Making Belfast - M.Arch Unit - Architecture at Queen's

Our studio will look at the built fabric of Belfast and what makes it work. Belfast, like all cities, is made of blocks and plots. The shapes, proportions, materials and rhythms of blocks and plots reflect the economies that make the city. But what actually shapes Belfast? Do plots and blocks reflect or actively shape the economy Belfast? How does this affect the way people live and use Belfast? These questions will be addressed by exploring the built fabric of Belfast through a corridor that connects Belfast city centre with Queen’s Quarter. Bedford Street, Dublin Road and Botanic Avenue create a corridor that offers a diverse and adaptable fabric with a large range of scales and uses. The potential of this corridor is large, providing spaces for intervention in the built fabric and the urban design of the public realm. Working, living and playing should be part of the everyday life of the city, and the built fabric should provide these spaces.  Solid and adaptable architecture encourages a range of different activities in and around buildings, while allowing change to happen. Constant demolition and rebuilding cannot be the only way of coping with the changing city, and cannot be sustained. We have to find a compromise between the existing city and the planned one.
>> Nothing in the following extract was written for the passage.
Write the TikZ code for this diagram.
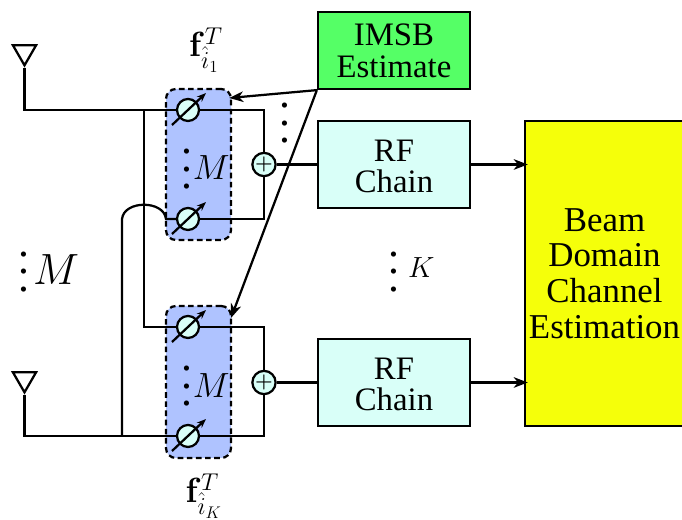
\documentclass[tikz,border=0pt]{standalone}
\usepackage[no-math]{fontspec}
\setmainfont{Liberation Serif}
\usetikzlibrary{shapes.geometric,arrows.meta}
\definecolor{boxgreen}{RGB}{85,255,102}
\definecolor{boxcyan}{RGB}{217,255,248}
\definecolor{boxblue}{RGB}{175,195,255}
\definecolor{boxyellow}{RGB}{245,255,10}
\tikzset{
  wire/.style={line width=1.6pt},
  bigtip/.style={-{Stealth[length=10pt,width=7.5pt,inset=3pt]}},
  smalltip/.style={-{Stealth[length=6.5pt,width=5pt,inset=2pt]}},
  block/.style={draw,line width=1.6pt,inner sep=0pt,align=center,minimum width=3.8cm,font=\fontsize{23.3}{22.7}\selectfont},
  group/.style={draw,dash pattern=on 4pt off 2.5pt,fill=boxblue,line width=1.6pt,rounded corners=7pt,minimum width=1.625cm,inner sep=0pt},
  shifter/.style={draw,circle,fill=boxcyan,line width=1.6pt,minimum size=0.55cm,inner sep=0pt},
  adder/.style={draw,circle,fill=boxcyan,line width=1.6pt,minimum size=0.55cm,inner sep=0pt,font=\fontsize{13.5}{13.5}\selectfont\boldmath},
  antenna/.style={draw,regular polygon,regular polygon sides=3,shape border rotate=180,line width=1.6pt,minimum size=19pt,inner sep=0pt},
  manydots/.style={scale=3.1,inner sep=0pt},
}
\begin{document}
\begin{tikzpicture}
\useasboundingbox (0,0) rectangle (17.05,13);
% blocks
\node[block,fill=boxgreen,minimum height=1.925cm] (imsb) at (9.85,11.7375) {IMSB\\Estimate};
\node[block,fill=boxcyan,minimum height=2.175cm] (rf1) at (9.85,8.8875) {\rule{0pt}{18pt}RF\\Chain};
\node[block,fill=boxcyan,minimum height=2.175cm] (rf2) at (9.85,3.4375) {\rule{0pt}{18pt}RF\\Chain};
\node[block,fill=boxyellow,line width=2pt,minimum width=3.975cm,minimum height=7.625cm,font=\fontsize{24.8}{25.4}\selectfont] (bdce) at (15.1125,6.1625) {Beam\\Domain\\Channel\\Estimation};
\node[group,minimum height=3.775cm] (grp1) at (4.9625,8.8875) {};
\node[group,minimum height=3.8cm] (grp2) at (4.9625,3.45) {};
% phase shifters and adders
\node[shifter] (ps1) at (4.7,10.25) {};
\node[shifter] (ps2) at (4.7,7.525) {};
\node[shifter] (ps3) at (4.7,4.825) {};
\node[shifter] (ps4) at (4.7,2.1) {};
\node[adder] (add1) at (6.6,8.8875) {$+$};
\node[adder] (add2) at (6.6,3.4375) {$+$};
\foreach \ps in {ps1,ps2,ps3,ps4}
  \draw[wire,smalltip] ([shift={(-0.4,-0.375)}]\ps.center) -- ([shift={(0.45,0.425)}]\ps.center);
% antennas
\node[antenna] (ant1) at (0.6125,11.7) {};
\node[antenna] (ant2) at (0.6125,3.525) {};
\coordinate (tap1) at (3.6,10.25);
\coordinate (tap2) at (3.05,2.1);
\coordinate (hop1) at (3.05,7.525);
\coordinate (hop2) at (4.15,7.525);
\draw[wire] (ant1.corner 1) |- (ps1);
\draw[wire] (ant2.corner 1) |- (ps4);
\draw[wire] (tap1) |- (ps3);
\draw[wire] (tap2) -- (hop1) .. controls (3.1,8) and (4.1,8) .. (hop2) -- (ps2);
\draw[wire] (ps1) -| (add1);
\draw[wire] (ps2) -| (add1);
\draw[wire] (ps3) -| (add2);
\draw[wire] (ps4) -| (add2);
\draw[wire] (add1) -- (rf1);
\draw[wire] (add2) -- (rf2);
\draw[wire,bigtip,shorten >=-3pt] (rf1) -- (rf1 -| bdce.west);
\draw[wire,bigtip,shorten >=-3pt] (rf2) -- (rf2 -| bdce.west);
% control lines
\coordinate (tip1) at (5.73,10.55);
\coordinate (tip2) at (5.775,5.05);
\draw[wire,bigtip] (imsb.south west) -- (tip1);
\draw[wire,bigtip] (imsb.south west) -- (tip2);
% labels
\node[font=\fontsize{24}{24}\selectfont] (lab1) at (5.15,11.75) {$\mathbf{f}_{\hat{i}_1}^{T}$};
\node[font=\fontsize{24}{24}\selectfont] (lab2) at (5.1,0.6) {$\mathbf{f}_{\hat{i}_K}^{T}$};
\node[manydots] (dots1) at (7.125,10.25) {$\vdots$};
\node[manydots] (dots2) at (4.675,9.1) {$\vdots$};
\node[manydots] (dots3) at (4.675,3.67) {$\vdots$};
\node[manydots] (dots4) at (0.6,6.53) {$\vdots$};
\node[manydots] (dots5) at (9.85,6.53) {$\vdots$};
\node[font=\fontsize{24}{24}\selectfont] (m1) at (5.28,8.8) {$M$};
\node[font=\fontsize{24}{24}\selectfont] (m2) at (5.28,3.37) {$M$};
\node[font=\fontsize{24}{24}\selectfont,scale=1.25] (m3) at (1.4,6.25) {$M$};
\node[font=\fontsize{20}{20}\selectfont] (k1) at (10.53,6.3) {$K$};
\end{tikzpicture}
\end{document}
The recently devolved planning powers of the Belfast City Council provide an opportunity for us as citizens and architects to have a much greater impact in the city’s built environment. Our studio will investigate the Belfast corridor, by confronting it with similar scenarios abroad, focusing our interest in Glasgow, which we will visit, as a highly comparable example. Throughout the year we will investigate the potential of the corridor through the design of a strategy and specific buildings that address the needs of the area, while exploring building technologies and their representation in a large array of techniques. Our studio will actively link research and practice thorough the role of Theo Dales as tutor and Riccardo Marini as our consultant.